| What this task involves |
Restate the data word for word and leave the images out.
___ Available data ___
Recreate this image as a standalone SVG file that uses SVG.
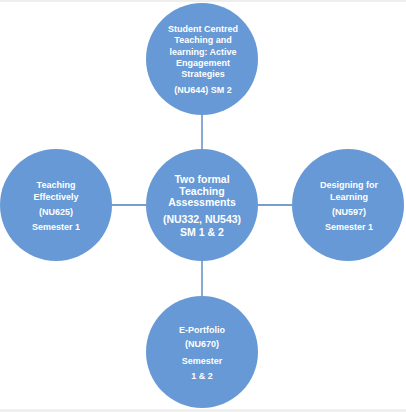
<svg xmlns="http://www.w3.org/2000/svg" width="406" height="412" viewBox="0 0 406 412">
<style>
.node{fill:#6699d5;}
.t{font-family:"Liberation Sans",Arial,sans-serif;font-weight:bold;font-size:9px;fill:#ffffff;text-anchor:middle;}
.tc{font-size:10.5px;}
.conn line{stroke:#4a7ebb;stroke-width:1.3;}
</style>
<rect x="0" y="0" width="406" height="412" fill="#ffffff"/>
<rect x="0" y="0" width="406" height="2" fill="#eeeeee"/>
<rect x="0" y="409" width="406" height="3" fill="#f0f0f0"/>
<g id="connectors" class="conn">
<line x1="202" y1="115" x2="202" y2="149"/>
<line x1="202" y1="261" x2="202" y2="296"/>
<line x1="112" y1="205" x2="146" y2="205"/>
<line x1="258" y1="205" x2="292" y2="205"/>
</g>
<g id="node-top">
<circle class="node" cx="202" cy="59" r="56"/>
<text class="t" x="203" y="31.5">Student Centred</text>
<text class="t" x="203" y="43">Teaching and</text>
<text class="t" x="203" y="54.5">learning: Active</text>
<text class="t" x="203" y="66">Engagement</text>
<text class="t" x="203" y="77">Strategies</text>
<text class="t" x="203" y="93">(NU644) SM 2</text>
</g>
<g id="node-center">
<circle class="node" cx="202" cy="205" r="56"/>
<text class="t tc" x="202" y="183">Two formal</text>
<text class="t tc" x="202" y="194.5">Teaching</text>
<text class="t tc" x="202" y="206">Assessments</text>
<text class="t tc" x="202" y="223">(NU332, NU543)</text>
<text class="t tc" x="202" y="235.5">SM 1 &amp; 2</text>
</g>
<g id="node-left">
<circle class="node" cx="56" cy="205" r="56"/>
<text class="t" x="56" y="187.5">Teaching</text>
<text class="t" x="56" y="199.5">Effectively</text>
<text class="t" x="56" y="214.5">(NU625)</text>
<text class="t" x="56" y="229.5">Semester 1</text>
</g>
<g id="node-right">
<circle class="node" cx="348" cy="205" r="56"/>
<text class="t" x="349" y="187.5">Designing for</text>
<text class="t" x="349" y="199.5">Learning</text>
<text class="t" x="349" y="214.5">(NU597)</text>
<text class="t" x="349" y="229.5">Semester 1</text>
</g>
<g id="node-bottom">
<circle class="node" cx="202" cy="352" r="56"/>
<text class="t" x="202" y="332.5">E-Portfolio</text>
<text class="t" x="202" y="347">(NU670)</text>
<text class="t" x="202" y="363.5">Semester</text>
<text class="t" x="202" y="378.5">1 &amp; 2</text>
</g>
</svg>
___
| Finished exercise |
Recreate this image as a standalone SVG file that uses SVG.
<svg xmlns="http://www.w3.org/2000/svg" width="406" height="412" viewBox="0 0 406 412">
<style>
.node{fill:#6699d5;}
.t{font-family:"Liberation Sans",Arial,sans-serif;font-weight:bold;font-size:9px;fill:#ffffff;text-anchor:middle;}
.tc{font-size:10.5px;}
.conn line{stroke:#4a7ebb;stroke-width:1.3;}
</style>
<rect x="0" y="0" width="406" height="412" fill="#ffffff"/>
<rect x="0" y="0" width="406" height="2" fill="#eeeeee"/>
<rect x="0" y="409" width="406" height="3" fill="#f0f0f0"/>
<g id="connectors" class="conn">
<line x1="202" y1="115" x2="202" y2="149"/>
<line x1="202" y1="261" x2="202" y2="296"/>
<line x1="112" y1="205" x2="146" y2="205"/>
<line x1="258" y1="205" x2="292" y2="205"/>
</g>
<g id="node-top">
<circle class="node" cx="202" cy="59" r="56"/>
<text class="t" x="203" y="31.5">Student Centred</text>
<text class="t" x="203" y="43">Teaching and</text>
<text class="t" x="203" y="54.5">learning: Active</text>
<text class="t" x="203" y="66">Engagement</text>
<text class="t" x="203" y="77">Strategies</text>
<text class="t" x="203" y="93">(NU644) SM 2</text>
</g>
<g id="node-center">
<circle class="node" cx="202" cy="205" r="56"/>
<text class="t tc" x="202" y="183">Two formal</text>
<text class="t tc" x="202" y="194.5">Teaching</text>
<text class="t tc" x="202" y="206">Assessments</text>
<text class="t tc" x="202" y="223">(NU332, NU543)</text>
<text class="t tc" x="202" y="235.5">SM 1 &amp; 2</text>
</g>
<g id="node-left">
<circle class="node" cx="56" cy="205" r="56"/>
<text class="t" x="56" y="187.5">Teaching</text>
<text class="t" x="56" y="199.5">Effectively</text>
<text class="t" x="56" y="214.5">(NU625)</text>
<text class="t" x="56" y="229.5">Semester 1</text>
</g>
<g id="node-right">
<circle class="node" cx="348" cy="205" r="56"/>
<text class="t" x="349" y="187.5">Designing for</text>
<text class="t" x="349" y="199.5">Learning</text>
<text class="t" x="349" y="214.5">(NU597)</text>
<text class="t" x="349" y="229.5">Semester 1</text>
</g>
<g id="node-bottom">
<circle class="node" cx="202" cy="352" r="56"/>
<text class="t" x="202" y="332.5">E-Portfolio</text>
<text class="t" x="202" y="347">(NU670)</text>
<text class="t" x="202" y="363.5">Semester</text>
<text class="t" x="202" y="378.5">1 &amp; 2</text>
</g>
</svg>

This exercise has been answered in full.